↓↓↓

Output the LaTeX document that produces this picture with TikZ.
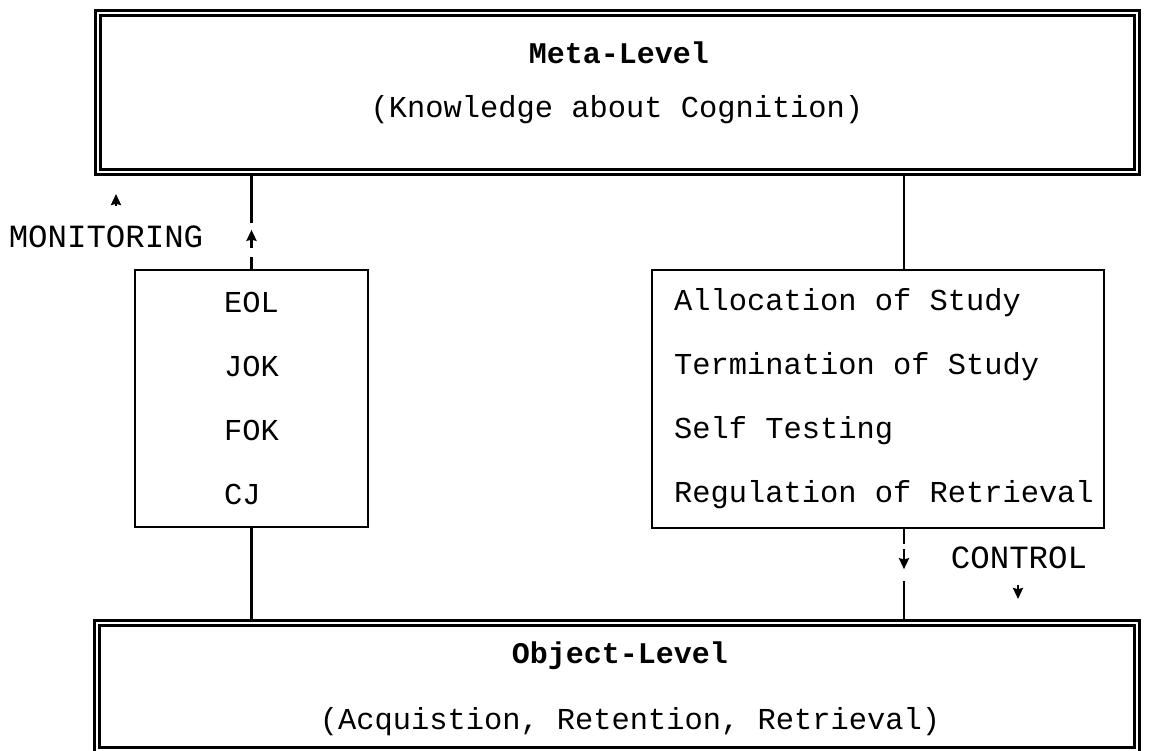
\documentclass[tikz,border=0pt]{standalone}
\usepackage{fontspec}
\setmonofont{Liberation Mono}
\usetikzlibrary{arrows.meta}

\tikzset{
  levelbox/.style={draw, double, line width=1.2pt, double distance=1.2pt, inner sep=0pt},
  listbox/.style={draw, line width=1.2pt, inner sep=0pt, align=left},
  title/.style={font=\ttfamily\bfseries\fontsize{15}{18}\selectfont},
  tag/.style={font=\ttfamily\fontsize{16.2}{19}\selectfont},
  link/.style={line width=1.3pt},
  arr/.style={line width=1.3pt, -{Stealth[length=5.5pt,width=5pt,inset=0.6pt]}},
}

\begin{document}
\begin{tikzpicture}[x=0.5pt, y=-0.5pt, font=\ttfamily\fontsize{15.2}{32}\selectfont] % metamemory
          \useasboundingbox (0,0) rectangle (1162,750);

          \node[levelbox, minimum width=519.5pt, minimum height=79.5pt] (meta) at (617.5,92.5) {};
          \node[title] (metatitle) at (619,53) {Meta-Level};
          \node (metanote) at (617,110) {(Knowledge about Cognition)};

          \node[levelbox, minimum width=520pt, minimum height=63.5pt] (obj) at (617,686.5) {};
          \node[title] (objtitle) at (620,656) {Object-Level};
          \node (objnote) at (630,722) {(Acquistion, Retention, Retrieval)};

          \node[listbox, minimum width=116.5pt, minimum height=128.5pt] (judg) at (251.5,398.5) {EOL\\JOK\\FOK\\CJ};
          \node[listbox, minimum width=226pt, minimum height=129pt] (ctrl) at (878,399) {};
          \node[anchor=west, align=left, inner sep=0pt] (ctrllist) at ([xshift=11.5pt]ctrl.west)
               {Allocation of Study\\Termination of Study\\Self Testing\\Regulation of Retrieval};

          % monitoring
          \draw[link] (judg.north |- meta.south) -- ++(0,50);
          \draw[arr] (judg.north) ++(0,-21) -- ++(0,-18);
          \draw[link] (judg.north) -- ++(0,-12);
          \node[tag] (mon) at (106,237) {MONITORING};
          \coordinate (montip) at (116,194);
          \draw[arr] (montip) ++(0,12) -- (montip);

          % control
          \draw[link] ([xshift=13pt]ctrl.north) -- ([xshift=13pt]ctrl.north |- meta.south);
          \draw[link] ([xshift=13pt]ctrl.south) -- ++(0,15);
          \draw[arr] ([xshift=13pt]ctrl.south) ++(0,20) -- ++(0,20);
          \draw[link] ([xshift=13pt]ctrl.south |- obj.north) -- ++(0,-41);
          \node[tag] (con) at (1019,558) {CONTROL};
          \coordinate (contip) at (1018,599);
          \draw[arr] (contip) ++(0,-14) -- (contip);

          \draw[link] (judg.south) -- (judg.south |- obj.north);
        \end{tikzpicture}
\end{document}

↑↑↑

■ TASK TO COMPLETE
Go from the first line of the listing to the line holding "(objnote) at (630,722)" and, please, transcribe those lines exactly, both included, with no pictures.

■ THE COMPLETED TASK
Output the LaTeX document that produces this picture with TikZ.
\documentclass[tikz,border=0pt]{standalone}
\usepackage{fontspec}
\setmonofont{Liberation Mono}
\usetikzlibrary{arrows.meta}

\tikzset{
  levelbox/.style={draw, double, line width=1.2pt, double distance=1.2pt, inner sep=0pt},
  listbox/.style={draw, line width=1.2pt, inner sep=0pt, align=left},
  title/.style={font=\ttfamily\bfseries\fontsize{15}{18}\selectfont},
  tag/.style={font=\ttfamily\fontsize{16.2}{19}\selectfont},
  link/.style={line width=1.3pt},
  arr/.style={line width=1.3pt, -{Stealth[length=5.5pt,width=5pt,inset=0.6pt]}},
}

\begin{document}
\begin{tikzpicture}[x=0.5pt, y=-0.5pt, font=\ttfamily\fontsize{15.2}{32}\selectfont] % metamemory
          \useasboundingbox (0,0) rectangle (1162,750);

          \node[levelbox, minimum width=519.5pt, minimum height=79.5pt] (meta) at (617.5,92.5) {};
          \node[title] (metatitle) at (619,53) {Meta-Level};
          \node (metanote) at (617,110) {(Knowledge about Cognition)};

          \node[levelbox, minimum width=520pt, minimum height=63.5pt] (obj) at (617,686.5) {};
          \node[title] (objtitle) at (620,656) {Object-Level};
          \node (objnote) at (630,722) {(Acquistion, Retention, Retrieval)};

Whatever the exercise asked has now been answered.